* Task instructions:
Will you output all of the data below exactly, omitting the images?

########################################

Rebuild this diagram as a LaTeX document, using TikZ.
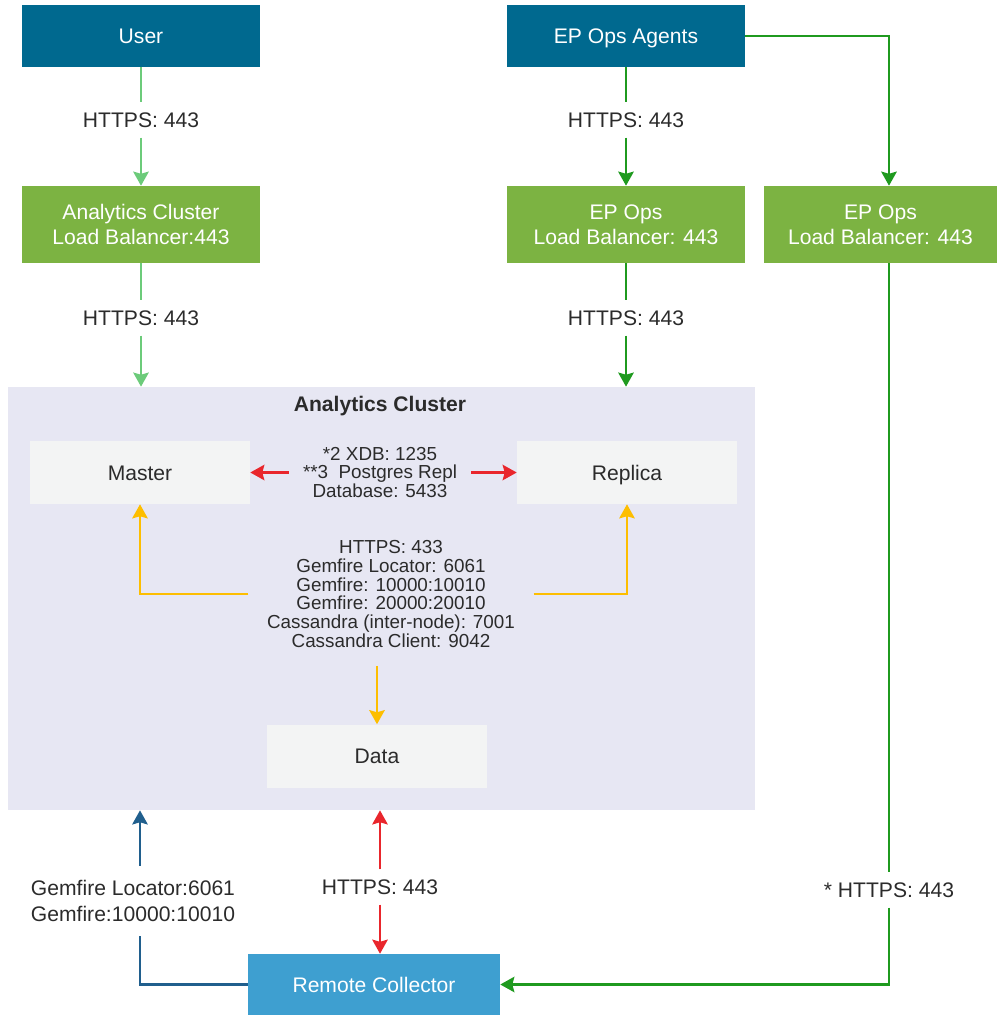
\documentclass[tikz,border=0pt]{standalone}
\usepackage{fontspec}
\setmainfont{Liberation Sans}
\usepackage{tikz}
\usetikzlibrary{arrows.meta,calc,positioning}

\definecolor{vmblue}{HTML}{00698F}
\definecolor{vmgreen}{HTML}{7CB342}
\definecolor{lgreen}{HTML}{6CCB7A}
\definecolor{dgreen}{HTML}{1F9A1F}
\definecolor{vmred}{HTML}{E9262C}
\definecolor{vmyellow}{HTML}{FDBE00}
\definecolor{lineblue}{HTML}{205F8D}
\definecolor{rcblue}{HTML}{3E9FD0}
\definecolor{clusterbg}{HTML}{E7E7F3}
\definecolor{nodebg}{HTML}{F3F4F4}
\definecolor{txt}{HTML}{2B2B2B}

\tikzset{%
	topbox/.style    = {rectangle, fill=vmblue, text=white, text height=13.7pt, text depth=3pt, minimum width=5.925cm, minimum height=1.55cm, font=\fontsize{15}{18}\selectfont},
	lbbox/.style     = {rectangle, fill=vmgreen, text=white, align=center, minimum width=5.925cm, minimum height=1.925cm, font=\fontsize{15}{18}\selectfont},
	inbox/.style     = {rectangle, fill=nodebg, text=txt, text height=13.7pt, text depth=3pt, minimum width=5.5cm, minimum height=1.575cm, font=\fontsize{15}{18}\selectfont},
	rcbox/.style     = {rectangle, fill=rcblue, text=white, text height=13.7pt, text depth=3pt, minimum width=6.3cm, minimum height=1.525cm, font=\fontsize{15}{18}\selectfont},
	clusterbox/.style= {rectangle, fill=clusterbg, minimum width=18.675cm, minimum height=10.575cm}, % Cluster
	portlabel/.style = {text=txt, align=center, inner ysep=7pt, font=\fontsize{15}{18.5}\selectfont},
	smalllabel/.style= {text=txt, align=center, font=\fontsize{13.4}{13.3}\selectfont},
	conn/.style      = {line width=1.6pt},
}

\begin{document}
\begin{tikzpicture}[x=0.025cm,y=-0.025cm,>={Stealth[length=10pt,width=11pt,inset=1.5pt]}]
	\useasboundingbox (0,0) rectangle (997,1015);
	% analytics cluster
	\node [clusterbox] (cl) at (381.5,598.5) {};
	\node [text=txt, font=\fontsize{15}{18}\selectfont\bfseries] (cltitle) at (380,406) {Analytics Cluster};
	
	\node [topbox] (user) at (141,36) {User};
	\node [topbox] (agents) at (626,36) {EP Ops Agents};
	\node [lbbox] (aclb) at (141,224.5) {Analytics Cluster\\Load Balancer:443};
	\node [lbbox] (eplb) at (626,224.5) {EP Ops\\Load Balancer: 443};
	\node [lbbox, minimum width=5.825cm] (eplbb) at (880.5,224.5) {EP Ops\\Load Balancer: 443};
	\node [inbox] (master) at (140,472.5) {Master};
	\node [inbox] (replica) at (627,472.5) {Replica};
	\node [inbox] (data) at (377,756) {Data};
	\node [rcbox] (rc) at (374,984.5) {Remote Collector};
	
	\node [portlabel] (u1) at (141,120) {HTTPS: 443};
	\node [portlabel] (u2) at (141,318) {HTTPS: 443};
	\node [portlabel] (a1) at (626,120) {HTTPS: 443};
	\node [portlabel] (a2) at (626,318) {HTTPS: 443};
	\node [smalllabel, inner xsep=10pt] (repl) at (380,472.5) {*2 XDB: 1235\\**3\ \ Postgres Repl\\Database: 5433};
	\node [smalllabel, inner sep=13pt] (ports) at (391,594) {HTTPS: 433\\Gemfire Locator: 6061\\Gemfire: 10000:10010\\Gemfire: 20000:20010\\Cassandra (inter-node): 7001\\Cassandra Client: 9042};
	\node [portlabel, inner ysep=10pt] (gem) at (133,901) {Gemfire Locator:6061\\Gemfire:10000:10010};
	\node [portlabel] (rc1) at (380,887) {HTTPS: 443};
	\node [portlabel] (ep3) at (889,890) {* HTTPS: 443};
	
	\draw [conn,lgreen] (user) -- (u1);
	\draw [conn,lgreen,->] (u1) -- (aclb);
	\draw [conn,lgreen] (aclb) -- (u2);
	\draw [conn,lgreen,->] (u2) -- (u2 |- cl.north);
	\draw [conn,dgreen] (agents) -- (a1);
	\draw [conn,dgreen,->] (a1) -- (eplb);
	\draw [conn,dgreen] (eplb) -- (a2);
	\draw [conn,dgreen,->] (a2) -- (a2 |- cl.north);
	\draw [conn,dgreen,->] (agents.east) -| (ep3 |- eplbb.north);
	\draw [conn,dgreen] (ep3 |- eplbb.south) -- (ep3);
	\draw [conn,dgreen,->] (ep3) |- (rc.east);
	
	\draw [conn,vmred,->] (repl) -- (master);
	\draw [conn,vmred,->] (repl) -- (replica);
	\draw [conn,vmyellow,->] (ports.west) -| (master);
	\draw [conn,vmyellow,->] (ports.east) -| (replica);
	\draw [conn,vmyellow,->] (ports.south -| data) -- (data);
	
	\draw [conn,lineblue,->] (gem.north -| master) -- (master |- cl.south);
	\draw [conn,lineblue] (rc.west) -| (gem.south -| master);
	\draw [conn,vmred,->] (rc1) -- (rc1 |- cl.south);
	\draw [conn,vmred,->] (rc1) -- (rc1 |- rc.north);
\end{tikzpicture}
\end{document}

########################################

* Response for this exercise:
Rebuild this diagram as a LaTeX document, using TikZ.
\documentclass[tikz,border=0pt]{standalone}
\usepackage{fontspec}
\setmainfont{Liberation Sans}
\usepackage{tikz}
\usetikzlibrary{arrows.meta,calc,positioning}

\definecolor{vmblue}{HTML}{00698F}
\definecolor{vmgreen}{HTML}{7CB342}
\definecolor{lgreen}{HTML}{6CCB7A}
\definecolor{dgreen}{HTML}{1F9A1F}
\definecolor{vmred}{HTML}{E9262C}
\definecolor{vmyellow}{HTML}{FDBE00}
\definecolor{lineblue}{HTML}{205F8D}
\definecolor{rcblue}{HTML}{3E9FD0}
\definecolor{clusterbg}{HTML}{E7E7F3}
\definecolor{nodebg}{HTML}{F3F4F4}
\definecolor{txt}{HTML}{2B2B2B}

\tikzset{%
	topbox/.style    = {rectangle, fill=vmblue, text=white, text height=13.7pt, text depth=3pt, minimum width=5.925cm, minimum height=1.55cm, font=\fontsize{15}{18}\selectfont},
	lbbox/.style     = {rectangle, fill=vmgreen, text=white, align=center, minimum width=5.925cm, minimum height=1.925cm, font=\fontsize{15}{18}\selectfont},
	inbox/.style     = {rectangle, fill=nodebg, text=txt, text height=13.7pt, text depth=3pt, minimum width=5.5cm, minimum height=1.575cm, font=\fontsize{15}{18}\selectfont},
	rcbox/.style     = {rectangle, fill=rcblue, text=white, text height=13.7pt, text depth=3pt, minimum width=6.3cm, minimum height=1.525cm, font=\fontsize{15}{18}\selectfont},
	clusterbox/.style= {rectangle, fill=clusterbg, minimum width=18.675cm, minimum height=10.575cm}, % Cluster
	portlabel/.style = {text=txt, align=center, inner ysep=7pt, font=\fontsize{15}{18.5}\selectfont},
	smalllabel/.style= {text=txt, align=center, font=\fontsize{13.4}{13.3}\selectfont},
	conn/.style      = {line width=1.6pt},
}

\begin{document}
\begin{tikzpicture}[x=0.025cm,y=-0.025cm,>={Stealth[length=10pt,width=11pt,inset=1.5pt]}]
	\useasboundingbox (0,0) rectangle (997,1015);
	% analytics cluster
	\node [clusterbox] (cl) at (381.5,598.5) {};
	\node [text=txt, font=\fontsize{15}{18}\selectfont\bfseries] (cltitle) at (380,406) {Analytics Cluster};
	
	\node [topbox] (user) at (141,36) {User};
	\node [topbox] (agents) at (626,36) {EP Ops Agents};
	\node [lbbox] (aclb) at (141,224.5) {Analytics Cluster\\Load Balancer:443};
	\node [lbbox] (eplb) at (626,224.5) {EP Ops\\Load Balancer: 443};
	\node [lbbox, minimum width=5.825cm] (eplbb) at (880.5,224.5) {EP Ops\\Load Balancer: 443};
	\node [inbox] (master) at (140,472.5) {Master};
	\node [inbox] (replica) at (627,472.5) {Replica};
	\node [inbox] (data) at (377,756) {Data};
	\node [rcbox] (rc) at (374,984.5) {Remote Collector};
	
	\node [portlabel] (u1) at (141,120) {HTTPS: 443};
	\node [portlabel] (u2) at (141,318) {HTTPS: 443};
	\node [portlabel] (a1) at (626,120) {HTTPS: 443};
	\node [portlabel] (a2) at (626,318) {HTTPS: 443};
	\node [smalllabel, inner xsep=10pt] (repl) at (380,472.5) {*2 XDB: 1235\\**3\ \ Postgres Repl\\Database: 5433};
	\node [smalllabel, inner sep=13pt] (ports) at (391,594) {HTTPS: 433\\Gemfire Locator: 6061\\Gemfire: 10000:10010\\Gemfire: 20000:20010\\Cassandra (inter-node): 7001\\Cassandra Client: 9042};
	\node [portlabel, inner ysep=10pt] (gem) at (133,901) {Gemfire Locator:6061\\Gemfire:10000:10010};
	\node [portlabel] (rc1) at (380,887) {HTTPS: 443};
	\node [portlabel] (ep3) at (889,890) {* HTTPS: 443};
	
	\draw [conn,lgreen] (user) -- (u1);
	\draw [conn,lgreen,->] (u1) -- (aclb);
	\draw [conn,lgreen] (aclb) -- (u2);
	\draw [conn,lgreen,->] (u2) -- (u2 |- cl.north);
	\draw [conn,dgreen] (agents) -- (a1);
	\draw [conn,dgreen,->] (a1) -- (eplb);
	\draw [conn,dgreen] (eplb) -- (a2);
	\draw [conn,dgreen,->] (a2) -- (a2 |- cl.north);
	\draw [conn,dgreen,->] (agents.east) -| (ep3 |- eplbb.north);
	\draw [conn,dgreen] (ep3 |- eplbb.south) -- (ep3);
	\draw [conn,dgreen,->] (ep3) |- (rc.east);
	
	\draw [conn,vmred,->] (repl) -- (master);
	\draw [conn,vmred,->] (repl) -- (replica);
	\draw [conn,vmyellow,->] (ports.west) -| (master);
	\draw [conn,vmyellow,->] (ports.east) -| (replica);
	\draw [conn,vmyellow,->] (ports.south -| data) -- (data);
	
	\draw [conn,lineblue,->] (gem.north -| master) -- (master |- cl.south);
	\draw [conn,lineblue] (rc.west) -| (gem.south -| master);
	\draw [conn,vmred,->] (rc1) -- (rc1 |- cl.south);
	\draw [conn,vmred,->] (rc1) -- (rc1 |- rc.north);
\end{tikzpicture}
\end{document}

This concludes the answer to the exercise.